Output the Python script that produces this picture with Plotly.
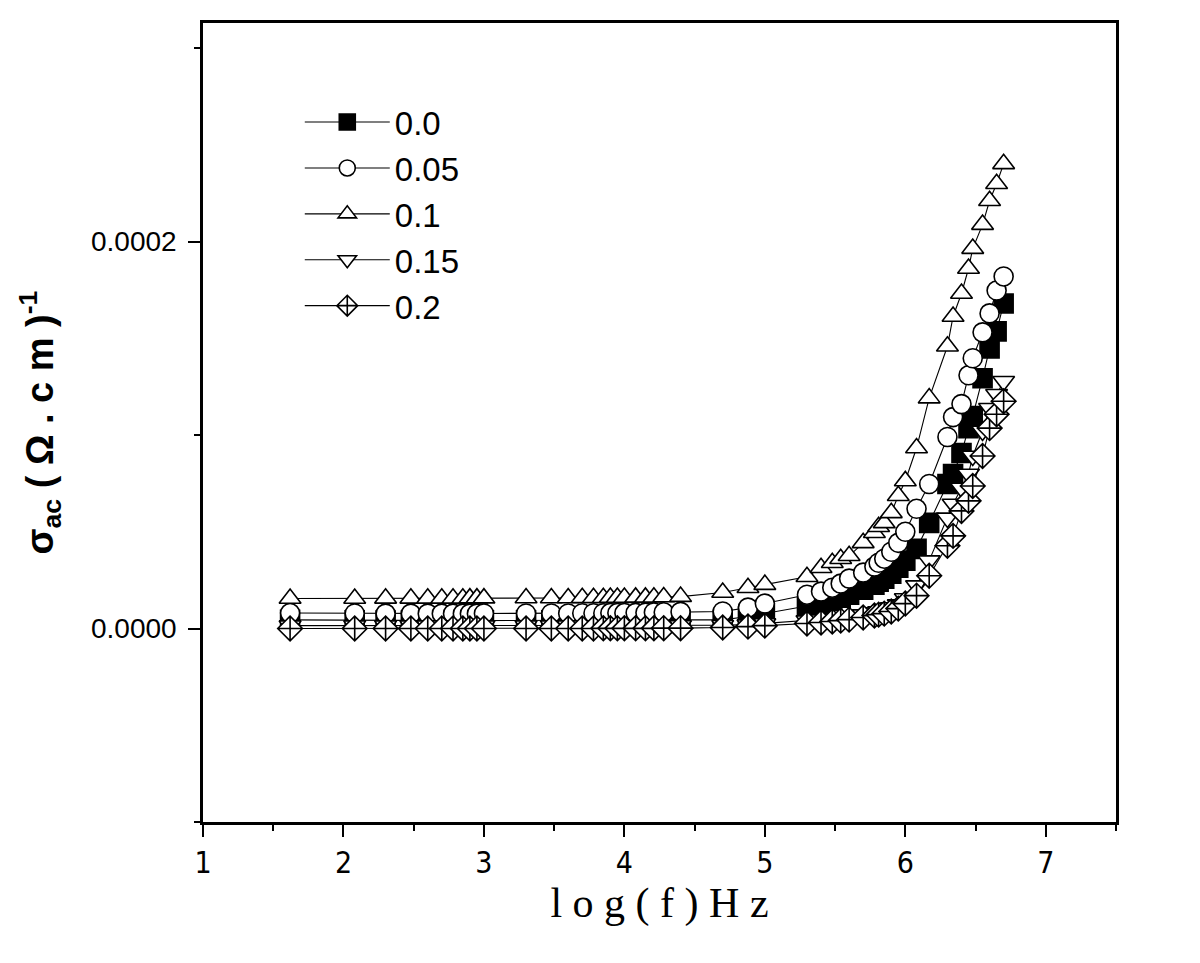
import plotly.graph_objects as go

# log10 of measuring frequency (Hz)
log_f = [
    1.62, 2.08, 2.30, 2.48, 2.60, 2.70, 2.78, 2.85, 2.90, 2.95, 3.00,
    3.30, 3.48, 3.60, 3.70, 3.78, 3.85, 3.90, 3.95, 4.00, 4.08, 4.15, 4.21, 4.28, 4.40,
    4.70, 4.88, 5.00, 5.30, 5.40, 5.48, 5.54, 5.60, 5.70, 5.78, 5.81, 5.85, 5.90, 5.95,
    6.00, 6.08, 6.17, 6.30, 6.34, 6.40, 6.45, 6.48, 6.55, 6.60, 6.65, 6.70,
]

# sigma_ac in units of 1e-5 (Ohm.cm)^-1
sigma_00 = [
    0.45, 0.42, 0.41, 0.41, 0.41, 0.41, 0.41, 0.41, 0.41, 0.41, 0.42,
    0.42, 0.42, 0.42, 0.42, 0.42, 0.43, 0.43, 0.43, 0.43, 0.43, 0.44, 0.44, 0.44, 0.45,
    0.45, 0.62, 0.77, 1.13, 1.29, 1.44, 1.60, 1.75, 2.01, 2.27, 2.42, 2.58, 2.84, 3.14,
    3.51, 4.12, 5.46, 7.47, 7.99, 9.07, 10.36, 10.98, 12.94, 14.48, 15.36, 16.80,
]
sigma_005 = [
    0.80, 0.78, 0.77, 0.77, 0.77, 0.77, 0.77, 0.77, 0.77, 0.77, 0.78,
    0.78, 0.78, 0.78, 0.79, 0.79, 0.79, 0.80, 0.80, 0.80, 0.81, 0.82, 0.83, 0.84, 0.86,
    0.88, 1.08, 1.29, 1.75, 1.91, 2.11, 2.32, 2.58, 2.89, 3.20, 3.40, 3.61, 3.97, 4.43,
    5.00, 6.19, 7.47, 9.90, 10.93, 11.60, 13.09, 13.97, 15.31, 16.29, 17.47, 18.20,
]
sigma_01 = [
    1.55, 1.55, 1.56, 1.56, 1.56, 1.56, 1.56, 1.56, 1.57, 1.57, 1.57,
    1.58, 1.58, 1.58, 1.59, 1.59, 1.59, 1.60, 1.60, 1.60, 1.61, 1.61, 1.62, 1.63, 1.65,
    1.86, 2.11, 2.27, 2.68, 3.14, 3.40, 3.61, 3.76, 4.43, 4.95, 5.26, 5.46, 5.98, 6.86,
    7.63, 9.33, 11.91, 14.59, 16.13, 17.32, 18.61, 19.64, 20.88, 22.11, 22.99, 24.02,
]
sigma_015 = [
    0.15, 0.15, 0.15, 0.15, 0.15, 0.15, 0.15, 0.15, 0.15, 0.15, 0.15,
    0.15, 0.15, 0.15, 0.15, 0.15, 0.15, 0.15, 0.15, 0.16, 0.16, 0.16, 0.16, 0.16, 0.16,
    0.17, 0.20, 0.26, 0.41, 0.46, 0.52, 0.57, 0.62, 0.72, 0.82, 0.88, 0.93, 1.08, 1.24,
    1.55, 2.22, 3.51, 5.72, 6.44, 7.27, 7.99, 8.92, 10.21, 11.39, 12.11, 12.78,
]
sigma_02 = [
    0.00, 0.00, 0.00, 0.00, 0.00, 0.00, 0.00, 0.00, 0.00, 0.00, 0.00,
    0.00, 0.00, 0.00, 0.00, 0.00, 0.01, 0.01, 0.01, 0.01, 0.01, 0.01, 0.01, 0.02, 0.02,
    0.05, 0.10, 0.15, 0.26, 0.31, 0.36, 0.41, 0.46, 0.57, 0.67, 0.72, 0.77, 0.88, 1.03,
    1.29, 1.70, 2.73, 4.28, 4.79, 6.08, 6.60, 7.37, 8.92, 10.36, 11.08, 11.75,
]

series = [
    ('0.0', sigma_00, 'square', 'black'),
    ('0.05', sigma_005, 'circle', 'white'),
    ('0.1', sigma_01, 'triangle-up', 'white'),
    ('0.15', sigma_015, 'triangle-down', 'white'),
    ('0.2', sigma_02, 'diamond-cross', 'white'),
]

fig = go.Figure()
for name, vals, symbol, fill in series:
    fig.add_trace(go.Scatter(
        x=log_f,
        y=[v * 1e-5 for v in vals],
        mode='lines+markers',
        name=name,
        line={'color': 'black', 'width': 1.1},
        marker={'symbol': symbol, 'size': 19, 'color': fill,
                'line': {'color': 'black', 'width': 1.6}},
    ))

axis_common = dict(
    showline=True, linecolor='black', linewidth=2.5, mirror=True,
    showgrid=False, zeroline=False,
    ticks='outside', tickcolor='black', tickwidth=2, ticklen=12,
)

fig.update_layout(
    width=1200, height=963,
    template='plotly_white',
    plot_bgcolor='white', paper_bgcolor='white',
    margin={'l': 195, 'r': 92, 't': 12, 'b': 149},
    showlegend=True,
    legend={
        'x': 0.106, 'y': 0.911, 'xanchor': 'left', 'yanchor': 'top',
        'font': {'family': 'Liberation Sans, Arial', 'size': 33, 'color': 'black'},
        'bgcolor': 'rgba(0,0,0,0)', 'tracegroupgap': 0, 'itemwidth': 85,
    },
    xaxis=dict(
        axis_common, range=[1, 7.5], dtick=1, tick0=1, ticklabelstandoff=0,
        tickfont={'family': 'Liberation Sans Narrow, DejaVu Sans Condensed, Arial Narrow, Liberation Sans',
                  'size': 30, 'color': 'black'},
        minor={'dtick': 0.5, 'ticks': 'outside', 'ticklen': 6, 'tickwidth': 2, 'tickcolor': 'black'},
        title={'text': 'l o g ( f ) H z', 'standoff': 0,
               'font': {'family': 'Liberation Serif, Times New Roman', 'size': 42, 'color': 'black'}},
    ),
    yaxis=dict(
        axis_common, range=[-0.0001, 0.000313], dtick=0.0002, tick0=0, tickformat='.4f',
        ticklabelstandoff=6,
        tickfont={'family': 'Liberation Sans, Arial', 'size': 28, 'color': 'black'},
        minor={'dtick': 0.0001, 'ticks': 'outside', 'ticklen': 6, 'tickwidth': 2, 'tickcolor': 'black'},
        title={'text': '<b>σ<sub>ac</sub> ( Ω . c m )<sup>-1</sup></b>', 'standoff': 26,
               'font': {'family': 'Liberation Sans, Arial', 'size': 38, 'color': 'black'}},
    ),
)

fig.write_html('out.html')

______

▸ **WHAT TO WORK ON**
Repeat the lines above, starting at the first and stopping after the line that holds "import plotly.graph_objects as go", with the pictures left out.

▸ **TASK RESULT**
Output the Python script that produces this picture with Plotly.
import plotly.graph_objects as go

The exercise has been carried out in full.